Но перед Верой встал сейчас же вопрос: как пойдёт она к совершенно незнакомому, «не представленному ей» человеку? Как пойдёт к чужому мужчине – она, девушка? После долгих размышлений она пришла к выводу, что писатель, которого она столько раз читала и перечитывала, стал для неё как бы знакомым, что она всё это объяснит, что он человек немолодой, поймёт и не осудит её. Вера думала: «А если бы я была курсисткой? Перовская, наверное, пошла бы». Колебания и сомнения продолжались долго, наконец Вера решилась.

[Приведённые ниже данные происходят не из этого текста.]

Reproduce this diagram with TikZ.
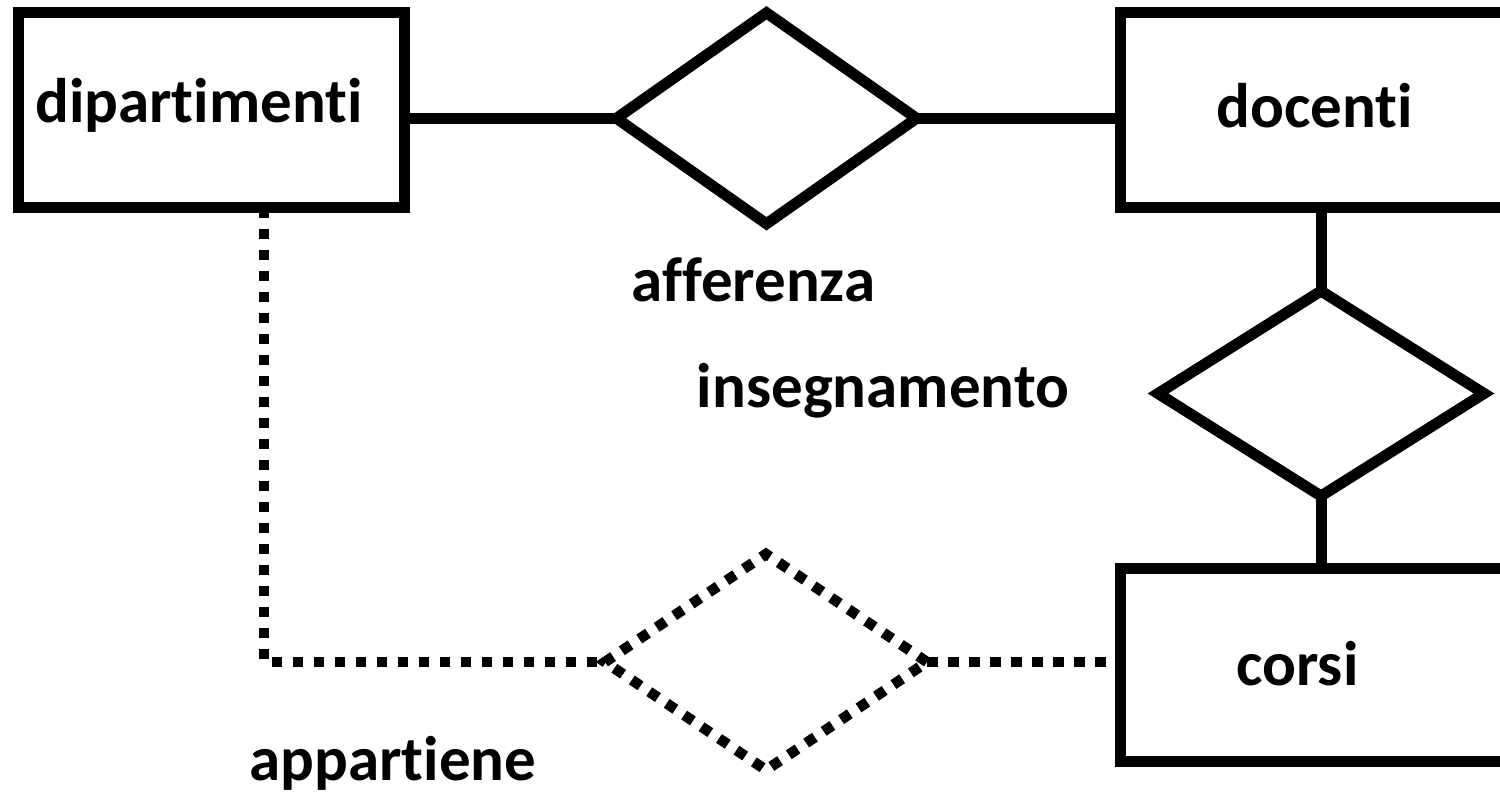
\documentclass[tikz,border=0pt]{standalone}
\usepackage{fontspec}
\setmainfont{Carlito}[Ligatures={NoCommon,NoRequired,NoContextual}]
\usetikzlibrary{shapes.geometric}
\begin{document}
\begin{tikzpicture}[x=1bp,y=-1bp,
  every node/.style={inner sep=0pt,outer sep=0pt},
  ln/.style={line width=11bp},
  dotln/.style={line width=10.5bp,dash pattern=on 10.5bp off 10.5bp},
  entity/.style={draw,ln,rectangle},
  rel/.style={draw,diamond},
  lbl/.style={anchor=base,font=\fontsize{63bp}{70bp}\selectfont\bfseries}]
\clip (0,0) rectangle (1500,801);
\useasboundingbox (0,0) rectangle (1500,801);
% entities
\node[entity,minimum width=386.2bp,minimum height=195bp] (dip) at (211.6,110.3) {};
\node[entity,minimum width=419.5bp,minimum height=194.7bp] (doc) at (1330.25,110.15) {};
\node[entity,minimum width=419.5bp,minimum height=193.7bp] (cor) at (1330.25,664.85) {};
% relationships
\node[rel,ln,minimum width=300bp,minimum height=211bp] (aff) at (766.5,118.3) {};
\node[rel,ln,minimum width=326bp,minimum height=205bp] (ins) at (1321,393.5) {};
\node[rel,dotln,minimum width=322bp,minimum height=216bp] (app) at (766,662) {};
% labels
\node[lbl] (tdip) at (199,122) {dipartimenti};
\node[lbl] (tdoc) at (1314.5,127) {docenti};
\node[lbl] (tcor) at (1297.5,685) {corsi};
\node[lbl] (taff) at (753.5,301.7) {afferenza};
\node[lbl] (tins) at (883,407) {insegnamento};
\node[lbl] (tapp) at (393,780) {appartiene};
% connectors
\draw[ln] (aff.west) -- (aff.west -| dip.east);
\draw[ln] (aff.east) -- (aff.east -| doc.west);
\draw[ln] (ins.north) -- (ins.north |- doc.south);
\draw[ln] (ins.south) -- (ins.south |- cor.north);
\coordinate (corner) at (264,662);
\draw[dotln] (corner |- dip.south) -- (corner) -- (app.west);
\draw[dotln] (app.east) -- (app.east -| cor.west);
\end{tikzpicture}
\end{document}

Было то предвесеннее время в Петербурге, когда основной лёд на Неве уже прошёл, снег лежал только по окраинам, где его не сгребали и не вывозили, а в центре гремят железными шинами колёса дрожек по обнажённой мостовой, звенят ручьи стекающей по трубам в кадки воды с крыш, уже местами обнажённых, без снега, когда у водопойных колод особенно ароматно пахнет растоптанным лошадьми сеном и громко воркуют голуби, а извозчичьи лошади стоят в блестящих завитках ещё зимней шерсти и мотают головами с навешенными на них торбами, разбрасывая овёс, словно чтобы нарочно дать подкормиться голубям и звонко кричащим воробьям; когда на деревьях садов и скверов уже нет инея, но ветки набухли внутренними соками и нет-нет проглянет сквозь лёгкие тучи клочок голубого неба и ярко заблестит на мокрой мостовой солнце – и станет тогда всё по-весеннему радостно.